» **TASK**: Copy down every line where the string "React" shows up.

» **DATASET EXTRACT**:
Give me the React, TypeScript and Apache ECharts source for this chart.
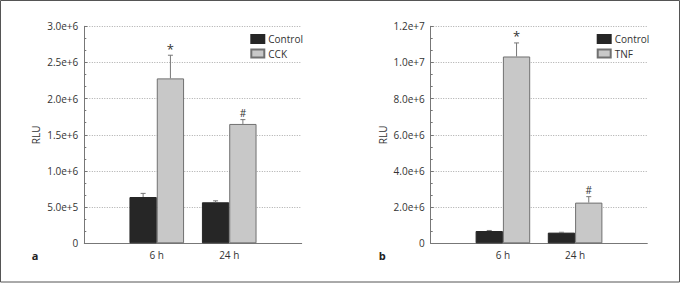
import React, { useEffect, useRef } from "react";
import * as echarts from "echarts";

const categories = ["", "6 h", "24 h", ""];

const aControl = [0.64e6, 0.567e6];
const aControlErr = [0.05e6, 0.02e6];
const aCCK = [2.28e6, 1.65e6];
const aCCKErr = [0.32e6, 0.06e6];
const aMarks = ["*", "#"];

const bControl = [0.68e6, 0.59e6];
const bControlErr = [0.03e6, 0.02e6];
const bTNF = [10.33e6, 2.25e6];
const bTNFErr = [0.75e6, 0.33e6];
const bMarks = ["*", "#"];

const aAxis = { min: 0, max: 3e6, interval: 5e5 };
const bAxis = { min: 0, max: 1.2e7, interval: 2e6 };

const FONT = "Open Sans";
const TEXT = "#333";
const AXIS = "#777";
const BAR_W = 27.3;
const DARK = "#262626";
const LIGHT = "#c8c8c8";

function fmt(v: number) {
  return v === 0 ? "0" : v.toExponential(1);
}

function barSeries(name: string, vals: number[], idx: number, color: string, border: string) {
  return {
    type: "bar",
    name,
    xAxisIndex: idx,
    yAxisIndex: idx,
    barWidth: BAR_W,
    barGap: "0%",
    data: vals.map((v, i) => [i + 1, v]),
    itemStyle: { color, borderColor: border, borderWidth: 1 },
  };
}

function errSeries(vals: number[], errs: number[], marks: (string | null)[], idx: number, offset: number) {
  return {
    type: "custom",
    xAxisIndex: idx,
    yAxisIndex: idx,
    silent: true,
    z: 5,
    data: vals.map((v, i) => [i + 1, v, v + errs[i]]),
    renderItem: (params: any, api: any) => {
      const x = api.value(0);
      const v = api.value(1);
      const e = api.value(2);
      const p0 = api.coord([x, v]);
      const p1 = api.coord([x, e]);
      const cx = p0[0] + offset;
      const mark = marks[params.dataIndex];
      const children: any[] = [
        { type: "line", shape: { x1: cx, y1: p0[1], x2: cx, y2: p1[1] }, style: { stroke: "#777", lineWidth: 1 } },
        { type: "line", shape: { x1: cx - 2.5, y1: p1[1], x2: cx + 2.5, y2: p1[1] }, style: { stroke: "#777", lineWidth: 1 } },
      ];
      if (mark) {
        const big = mark === "*";
        children.push({
          type: "text",
          x: cx,
          y: p1[1] - (big ? 0 : 2),
          style: { text: mark, fill: TEXT, font: `${big ? 13 : 10}px '${FONT}'`, align: "center", verticalAlign: "bottom" },
        });
      }
      return { type: "group", children };
    },
  };
}

function yAxis(idx: number, ax: { min: number; max: number; interval: number }) {
  return {
    type: "value",
    gridIndex: idx,
    min: ax.min,
    max: ax.max,
    interval: ax.interval,
    name: "RLU",
    nameLocation: "middle",
    nameGap: 43,
    nameTextStyle: { color: TEXT, fontFamily: FONT, fontSize: 10 },
    axisLine: { show: true, lineStyle: { color: AXIS, width: 1 } },
    axisTick: { show: true, inside: true, length: 3, lineStyle: { color: AXIS } },
    minorTick: { show: true, splitNumber: 3, length: 2, lineStyle: { color: AXIS } },
    axisLabel: { formatter: fmt, color: TEXT, fontFamily: FONT, fontSize: 10, margin: 6 },
    splitLine: { show: true, lineStyle: { color: "#aaa", type: [1, 1.5], width: 1 } },
  };
}

function xAxis(idx: number) {
  return {
    type: "category",
    gridIndex: idx,
    data: categories,
    boundaryGap: false,
    axisLine: { show: true, lineStyle: { color: AXIS, width: 1 } },
    axisTick: { show: false },
    axisLabel: { color: TEXT, fontFamily: FONT, fontSize: 10, margin: 7, interval: 0 },
    splitLine: { show: false },
  };
}

function legend(left: number, names: string[]) {
  return {
    orient: "vertical",
    left,
    top: 33,
    data: names,
    itemWidth: 13,
    itemHeight: 8,
    itemGap: 2.5,
    icon: "rect",
    selectedMode: false,
    textStyle: { color: TEXT, fontFamily: FONT, fontSize: 10, lineHeight: 12, padding: [0, 0, 0, -1] },
    padding: 0,
  };
}

export default function App() {
  const ref = useRef<HTMLDivElement>(null);
  useEffect(() => {
    document.body.style.margin = "0";
    if (!ref.current) return;
    const chart = echarts.init(ref.current, null, { renderer: "svg" });
    chart.setOption({
      animation: false,
      backgroundColor: "#fff",
      grid: [
        { left: 84.3, top: 26.3, width: 217.4, height: 217 },
        { left: 430.7, top: 26.3, width: 216.6, height: 217 },
      ],
      xAxis: [xAxis(0), xAxis(1)],
      yAxis: [yAxis(0, aAxis), yAxis(1, bAxis)],
      legend: [legend(250.3, ["Control", "CCK"]), legend(596.7, ["Control", "TNF"])],
      series: [
        barSeries("Control", aControl, 0, DARK, DARK),
        barSeries("CCK", aCCK, 0, LIGHT, "#707070"),
        errSeries(aControl, aControlErr, [null, null], 0, -BAR_W / 2),
        errSeries(aCCK, aCCKErr, aMarks, 0, BAR_W / 2),
        barSeries("Control", bControl, 1, DARK, DARK),
        barSeries("TNF", bTNF, 1, LIGHT, "#707070"),
        errSeries(bControl, bControlErr, [null, null], 1, -BAR_W / 2),
        errSeries(bTNF, bTNFErr, bMarks, 1, BAR_W / 2),
      ],
      graphic: [
        { type: "rect", shape: { x: 0.5, y: 0.5, width: 679, height: 281.5 }, style: { fill: "none", stroke: "#555", lineWidth: 1 }, silent: true },
        { type: "text", x: 35, y: 255.7, style: { text: "a", font: `bold 11px '${FONT}'`, fill: "#222", align: "center", verticalAlign: "middle" } },
        { type: "text", x: 382.3, y: 255.7, style: { text: "b", font: `bold 11px '${FONT}'`, fill: "#222", align: "center", verticalAlign: "middle" } },
      ],
    });
    return () => chart.dispose();
  }, []);
  return <div ref={ref} style={{ width: 680, height: 283 }} />;
}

» **ANSWER IN FULL**:
Give me the React, TypeScript and Apache ECharts source for this chart.
import React, { useEffect, useRef } from "react";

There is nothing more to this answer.